Team esteem: How to create “spirals of increasing cooperation”

- One key characteristic defines quality relationships at work: knowing that we matter to the other person.
- When you show someone how they matter to you, you build their capacity to initiate and maintain high-quality relationships.
- One of the most important behaviors people use to foster positive connections is “respectful engagement.”
The psychologist David Blustein captured the powerful role of connections at work when he wrote that “each decision, experience, and interaction with the working world is understood, influenced, and shaped by relationships.” As a leader, this means that modeling healthy relationships and cultivating an environment that fosters them is foundational for building a healthy culture. And there’s one characteristic that defines quality relationships: Knowing that we matter to the other person.
And when you show someone how they matter to you, something else happens. You build their capacity to initiate and maintain high-quality relationships, which creates an upward spiral on teams and in organizations.
The power of social self-esteem
Here’s how it works. Imagine you’re invited to a networking event. You don’t know anyone. No one reached out to you ahead of time. You’re unprepared, experiencing self-doubt, and have unresolved questions about whether you belong. You enter the room. What do you feel? How comfortable and at ease would you be when approaching others?
Now, imagine that you’re invited to the same networking event. This time, a colleague says they’re going with you, and they reassure you of the strengths you add to the group. Your peer shares how people with similar backgrounds thrive at these events. Then, the organizer reaches out to you. She spends time on a call getting to know you and invites you to meet her when you arrive so that she can make introductions. You enter the room. What do you feel? How comfortable and at ease would you be approaching others?
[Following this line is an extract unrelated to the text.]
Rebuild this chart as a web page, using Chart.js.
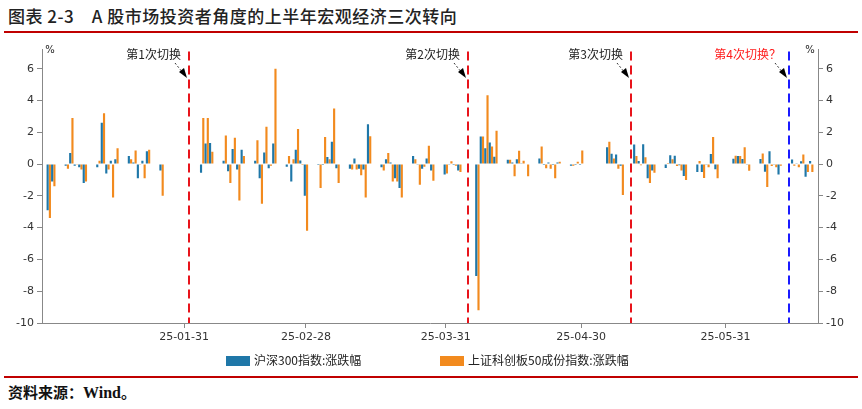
<!DOCTYPE html>
<html><head><meta charset="utf-8">
<script src="https://cdn.jsdelivr.net/npm/chart.js@4"></script>
<style>
body{margin:0;background:#fff;font-family:"Noto Sans CJK SC",sans-serif;}
#wrap{position:relative;width:862px;height:409px;overflow:hidden;}
#title{position:absolute;left:8px;top:3px;font-size:17px;font-weight:500;color:#222;letter-spacing:0.5px;}
.rl{position:absolute;left:4px;width:854px;height:2px;background:#c00000;}
#src{position:absolute;left:8px;top:381px;font-size:15px;font-weight:bold;color:#111;}
#src span{font-family:"Liberation Serif",serif;font-size:16px;}
#box{position:absolute;left:0;top:40px;width:862px;height:312px;}
.lg{position:absolute;top:351px;font-size:12px;color:#222;}
.lg i{display:inline-block;width:24px;height:10px;margin-right:4px;vertical-align:-1px;}
</style></head><body>
<div id="wrap">
<div id="title">图表 2-3　A 股市场投资者角度的上半年宏观经济三次转向</div>
<div class="rl" style="top:31px"></div>
<div id="box"><canvas id="c"></canvas></div>
<div class="lg" style="left:226px"><i style="background:#1f77a8"></i>沪深300指数:涨跌幅</div>
<div class="lg" style="left:440px"><i style="background:#f28a1e"></i>上证科创板50成份指数:涨跌幅</div>
<div class="rl" style="top:376px"></div>
<div id="src">资料来源：<span>Wind</span>。</div>
</div>
<script>
// trading days and daily change (%)
const tradeDays = ['01-02','01-03','01-06','01-07','01-08','01-09','01-10','01-13','01-14','01-15','01-16','01-17','01-20','01-21','01-22','01-23','01-24','01-27',
 '02-05','02-06','02-07','02-10','02-11','02-12','02-13','02-14','02-17','02-18','02-19','02-20','02-21','02-24','02-25','02-26','02-27','02-28',
 '03-03','03-04','03-05','03-06','03-07','03-10','03-11','03-12','03-13','03-14','03-17','03-18','03-19','03-20','03-21','03-24','03-25','03-26','03-27','03-28','03-31',
 '04-01','04-02','04-03','04-07','04-08','04-09','04-10','04-11','04-14','04-15','04-16','04-17','04-18','04-21','04-22','04-23','04-24','04-25','04-28','04-29','04-30',
 '05-06','05-07','05-08','05-09','05-12','05-13','05-14','05-15','05-16','05-19','05-20','05-21','05-22','05-23','05-26','05-27','05-28','05-29','05-30',
 '06-03','06-04','06-05','06-06','06-09','06-10','06-11','06-12','06-13','06-16','06-17','06-18','06-19','06-20'];
const hs300 = [-2.9,-1.1,-0.1,0.7,-0.1,-0.2,-1.2,-0.2,2.6,-0.6,0.2,0.3,0.5,0.1,-0.9,0.2,0.8,-0.4,
 -0.55,1.3,1.33,0.2,-0.45,0.95,-0.35,0.9,0.2,-0.9,0.73,-0.27,1.3,-0.17,-1.1,0.9,0.23,-2.0,
 -0.06,-0.06,0.44,1.4,-0.27,-0.3,0.35,-0.3,-0.35,2.5,-0.2,0.3,0.1,-0.9,-1.5,0.5,-0.04,-0.3,0.35,-0.4,-0.65,
 -0.04,-0.06,-0.4,-7.05,1.73,1.0,1.35,0.46,0.27,0.1,0.3,0.05,0.04,0.35,-0.06,0.1,-0.06,0.1,-0.1,-0.06,-0.06,
 1.05,0.65,0.6,-0.1,1.23,0.19,1.25,-0.9,-0.4,-0.25,0.56,0.52,-0.08,-0.75,-0.5,-0.5,-0.05,0.63,-0.33,
 0.33,0.5,0.31,-0.05,0.31,-0.48,0.8,-0.05,-0.65,0.29,0.02,0.17,-0.8,0.19];
const star50 = [-3.4,-1.4,-0.3,2.9,-0.05,-0.35,-1.1,0.2,3.2,-0.35,-2.1,1.0,0.3,0.85,-0.05,-0.9,0.9,-2.0,
 2.9,2.9,0.77,1.8,-1.2,1.65,-2.3,0.5,1.5,-2.5,2.35,-0.1,6.0,0.5,0.3,2.2,-0.06,-4.2,
 -1.5,1.7,0.3,3.5,-1.2,-0.35,-0.35,-0.7,-2.1,1.75,-0.4,0.7,-1.1,-1.1,-2.1,0.3,-1.3,-0.17,1.15,-1.05,-0.6,
 0.17,-0.1,-0.5,-9.2,1.73,4.33,1.1,2.1,0.27,-0.77,0.83,0.2,-0.77,1.1,-0.27,-0.3,-0.9,0.15,-0.1,0.15,0.85,
 1.4,0.35,-0.3,-1.95,0.5,-0.08,0.42,-1.2,-0.55,0.06,0.3,-0.12,-0.4,-1.0,0.19,-0.88,-0.2,1.7,-0.9,
 0.52,0.5,1.06,-0.42,0.67,-1.45,-0.12,-0.2,-0.1,-0.1,-0.2,0.6,-0.5,-0.5];
const xTickDays = ['02-01','02-28','03-31','04-30','06-01'];
const xTickLabels = ['25-01-31','25-02-28','25-03-31','25-04-30','25-05-31'];
const yTicks = [-10,-8,-6,-4,-2,0,2,4,6];
const switches = [
  {day:'02-02', text:'第1次切换', color:'#e8141b'},
  {day:'04-05', text:'第2次切换', color:'#e8141b'},
  {day:'05-11', text:'第3次切换', color:'#e8141b'},
  {day:'06-15', text:'第4次切换？', color:'#1a1aff'}
];

// calendar days Jan 1 .. Jun 21
const days = [];
for (let d = new Date(Date.UTC(2025,0,1)); d <= new Date(Date.UTC(2025,5,21)); d.setUTCDate(d.getUTCDate()+1)) {
  days.push(String(d.getUTCMonth()+1).padStart(2,'0') + '-' + String(d.getUTCDate()).padStart(2,'0'));
}
const fill = arr => days.map(k => { const i = tradeDays.indexOf(k); return i < 0 ? null : arr[i]; });

const switchPlugin = {
  id: 'switches',
  afterDatasetsDraw(chart) {
    const {ctx, chartArea, scales:{x}} = chart;
    ctx.save();
    switches.forEach(s => {
      const px = Math.round(x.getPixelForValue(days.indexOf(s.day)));
      ctx.strokeStyle = s.color; ctx.lineWidth = 2; ctx.setLineDash([9,5]);
      ctx.beginPath(); ctx.moveTo(px, chartArea.top + 2); ctx.lineTo(px, chartArea.bottom); ctx.stroke();
      ctx.setLineDash([]);
      ctx.font = '12px "Noto Sans CJK SC"';
      ctx.fillStyle = s.color === '#1a1aff' ? '#ff1a1a' : '#222';
      ctx.textAlign = 'right'; ctx.textBaseline = 'middle';
      ctx.fillText(s.text, px - 8, 14);
      ctx.strokeStyle = '#333'; ctx.lineWidth = 1; ctx.setLineDash([2,2]);
      ctx.beginPath(); ctx.moveTo(px - 14, 23); ctx.lineTo(px - 6, 33); ctx.stroke();
      ctx.setLineDash([]); ctx.fillStyle = '#000';
      ctx.beginPath(); ctx.moveTo(px - 2, 38); ctx.lineTo(px - 10, 32); ctx.lineTo(px - 5, 28); ctx.closePath(); ctx.fill();
    });
    ctx.font = '10px "DejaVu Sans"'; ctx.fillStyle = '#222'; ctx.textAlign = 'center';
    ctx.fillText('%', chartArea.left + 8, 10);
    ctx.fillText('%', chartArea.right - 8, 10);
    ctx.restore();
  }
};

const yAxis = pos => ({
  position: pos, min: -10, max: 7.2,
  afterBuildTicks: s => { s.ticks = yTicks.map(v => ({value: v})); },
  afterFit: s => { s.width = pos === 'left' ? 42 : 44; },
  grid: {drawOnChartArea: false, tickLength: 5, color: '#888'},
  border: {color: '#888'},
  ticks: {color: '#333', font: {size: 11, family: 'DejaVu Sans'}, padding: 3}
});

new Chart(document.getElementById('c'), {
  type: 'bar',
  data: {
    labels: days,
    datasets: [
      {label: '沪深300指数:涨跌幅', data: fill(hs300), backgroundColor: '#1f77a8', yAxisID: 'y'},
      {label: '上证科创板50成份指数:涨跌幅', data: fill(star50), backgroundColor: '#f28a1e', yAxisID: 'y'}
    ]
  },
  options: {
    responsive: true, maintainAspectRatio: false, animation: false,
    layout: {padding: {top: 4}},
    datasets: {bar: {barPercentage: 0.95, categoryPercentage: 1, skipNull: true}},
    scales: {
      x: {
        grid: {drawOnChartArea: false, offset: false, tickLength: 5, color: '#888'},
        border: {color: '#888'},
        afterBuildTicks: s => { s.ticks = xTickDays.map(k => ({value: days.indexOf(k)})); },
        afterFit: s => { s.height = 29; },
        ticks: {autoSkip: false, maxRotation: 0, color: '#333', font: {size: 11, family: 'DejaVu Sans'},
          callback: (v, i) => xTickLabels[i]}
      },
      y: yAxis('left'),
      y2: yAxis('right')
    },
    plugins: {legend: {display: false}, tooltip: {enabled: false}}
  },
  plugins: [switchPlugin]
});
</script>
</body></html>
What many people experience when they think of the first scenario is social anxiety, which impedes our ability to form bonds with others. When considering the second scenario, the ease many people feel is called social self-esteem, or “the degree to which we have a sense of worth and capability, specifically in social situations.” As the second scenario shows, feeling like we matter to others is an important driver of increased social self-esteem, which drives our ability to connect and collaborate.
Building social self-esteem is often overlooked by leaders trying to combat disconnection or disengagement. You can’t tell someone to “put themselves out there” if they don’t first believe they have something worthy to offer.
To develop healthy relationships, we must first view ourselves as important and capable enough to be part of a relationship. We must feel confident that we have something beneficial to offer. Studies show that when people feel that they matter, social behaviors like talkativeness and collaboration increase. On the other hand, a feeling of not mattering is a strong predictor of social anxiety and avoidance behaviors.
Building social self-esteem is often overlooked by leaders trying to combat disconnection or disengagement. You can’t tell someone to “put themselves out there” if they don’t first believe they have something worthy to offer. In organizations, we’re quick to tell people that they should speak up, share ideas, give feedback, or branch out, or that we have an open-door policy. Instead, you should ask yourself: What are you doing to ensure people know their voices, ideas, or feedback are significant? Are you creating a culture that builds the social self-esteem necessary to branch out or to walk through the open door?
Leaders who create mattering invest in the relational groundwork necessary for collective social self-esteem, which spurs more relationship-building on teams.
The key ingredient of a healthy relationship
But all connections at work aren’t equal when it comes to their impact. Evidence shows it’s almost impossible to be satisfied in any relationship, including those at work, if you don’t feel seen, heard, and valued by the other person.
For example, psychologists Juliana Schroeder and Ayelet Fishbach investigated what predicts relationship satisfaction by studying hundreds of pairs of people in multiple contexts. They asked participants to rate how well their partner knows them based on several criteria: the other person knows their opinion on daily events, their mood at any given moment, their life goals, their feelings about other relationships in life or work, their preferences when making a decision, and what they’re really thinking.
Across every relationship type, feeling known predicted satisfaction; if someone didn’t feel understood by the other person, fulfillment in the relationship was nearly impossible. This research adds to the evidence that relationships in which we feel that we matter enhance our well-being more than those that don’t.

Studies of workplace relationships mirror these findings. Management researcher Jane Dutton spent years seeking to understand what qualities contributed to high-quality connections at work. She and her team found that one of the most important behaviors people use to foster positive connections is “respectful engagement,” which occurs when another’s behaviors, nonverbal cues, and words communicate that we’re valued, respected, and have dignity. Experiencing respectful engagement in a working relationship improves our cognitive functioning, strengthens our immune system, increases our learning capacity, and fosters trust. Dutton writes that high-quality connections characterized by respectful engagement can “spawn spirals of increasing cooperation and trustworthiness across the organization.”
Her research also shows when people are in high-quality relationships, they’re more likely to go above and beyond, help colleagues, and contribute to the team because of their sense of collective safety, security, and support.
That’s why, for a leader, modeling and forming relationships by prioritizing showing people how they matter is a critical, yet often overlooked, foundation of a healthy culture. And when people feel like they matter, they act like they matter.